* _OBJECTIVE_: Output the first line of the listing and each line after it, up to and including the line that contains "width=0.31, color=bar_colors, zorder=3)", exactly as written, minus the pictures.
** BEGIN **
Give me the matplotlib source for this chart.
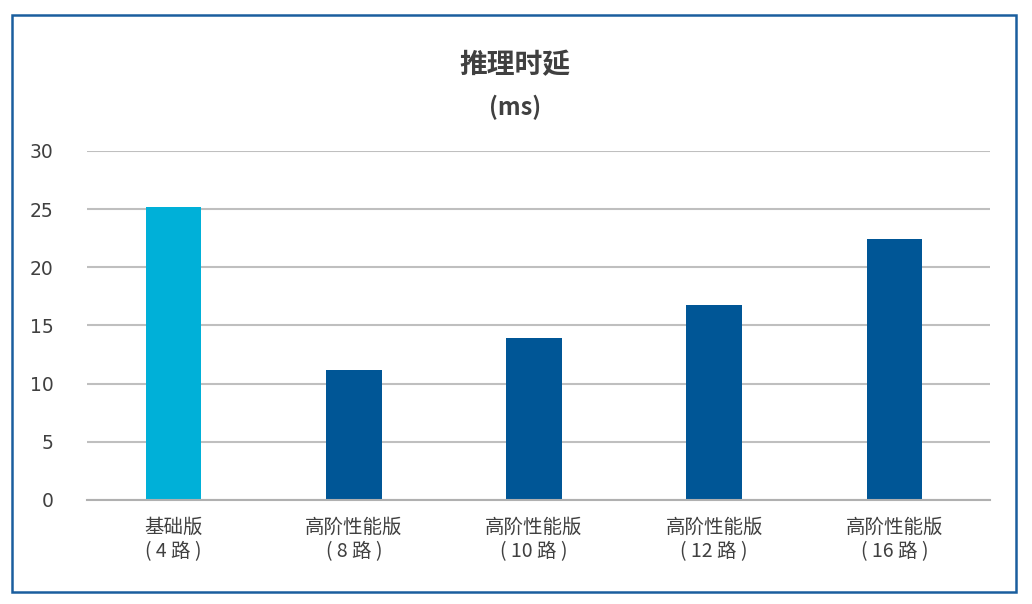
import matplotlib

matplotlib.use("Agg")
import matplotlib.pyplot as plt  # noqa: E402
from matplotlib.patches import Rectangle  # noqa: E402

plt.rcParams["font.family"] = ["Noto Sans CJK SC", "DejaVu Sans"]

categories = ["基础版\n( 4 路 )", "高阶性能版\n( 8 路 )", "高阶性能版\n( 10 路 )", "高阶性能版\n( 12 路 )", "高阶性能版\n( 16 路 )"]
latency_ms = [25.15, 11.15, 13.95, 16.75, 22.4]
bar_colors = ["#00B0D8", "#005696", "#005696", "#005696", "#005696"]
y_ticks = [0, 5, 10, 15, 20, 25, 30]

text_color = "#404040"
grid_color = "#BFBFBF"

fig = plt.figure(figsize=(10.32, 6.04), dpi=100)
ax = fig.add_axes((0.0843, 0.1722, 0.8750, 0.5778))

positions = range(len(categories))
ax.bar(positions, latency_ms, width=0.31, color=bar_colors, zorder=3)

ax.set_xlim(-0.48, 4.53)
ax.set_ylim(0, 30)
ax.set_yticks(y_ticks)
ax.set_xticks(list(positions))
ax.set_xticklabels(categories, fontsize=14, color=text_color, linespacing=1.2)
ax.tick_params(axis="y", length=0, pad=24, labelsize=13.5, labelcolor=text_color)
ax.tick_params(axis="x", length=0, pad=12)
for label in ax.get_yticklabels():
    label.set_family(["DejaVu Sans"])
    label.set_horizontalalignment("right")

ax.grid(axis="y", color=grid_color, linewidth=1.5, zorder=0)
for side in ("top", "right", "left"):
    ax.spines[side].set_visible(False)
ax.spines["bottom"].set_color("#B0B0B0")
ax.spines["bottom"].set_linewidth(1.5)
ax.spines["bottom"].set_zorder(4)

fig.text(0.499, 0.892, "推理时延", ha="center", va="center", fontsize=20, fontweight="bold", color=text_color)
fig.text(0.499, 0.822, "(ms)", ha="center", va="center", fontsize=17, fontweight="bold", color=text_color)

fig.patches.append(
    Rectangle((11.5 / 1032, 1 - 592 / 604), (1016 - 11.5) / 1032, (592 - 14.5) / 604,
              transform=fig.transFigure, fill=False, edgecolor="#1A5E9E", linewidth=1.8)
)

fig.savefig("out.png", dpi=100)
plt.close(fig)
** END **
* _SOLUTION FOR THIS TASK_:
Give me the matplotlib source for this chart.
import matplotlib

matplotlib.use("Agg")
import matplotlib.pyplot as plt  # noqa: E402
from matplotlib.patches import Rectangle  # noqa: E402

plt.rcParams["font.family"] = ["Noto Sans CJK SC", "DejaVu Sans"]

categories = ["基础版\n( 4 路 )", "高阶性能版\n( 8 路 )", "高阶性能版\n( 10 路 )", "高阶性能版\n( 12 路 )", "高阶性能版\n( 16 路 )"]
latency_ms = [25.15, 11.15, 13.95, 16.75, 22.4]
bar_colors = ["#00B0D8", "#005696", "#005696", "#005696", "#005696"]
y_ticks = [0, 5, 10, 15, 20, 25, 30]

text_color = "#404040"
grid_color = "#BFBFBF"

fig = plt.figure(figsize=(10.32, 6.04), dpi=100)
ax = fig.add_axes((0.0843, 0.1722, 0.8750, 0.5778))

positions = range(len(categories))
ax.bar(positions, latency_ms, width=0.31, color=bar_colors, zorder=3)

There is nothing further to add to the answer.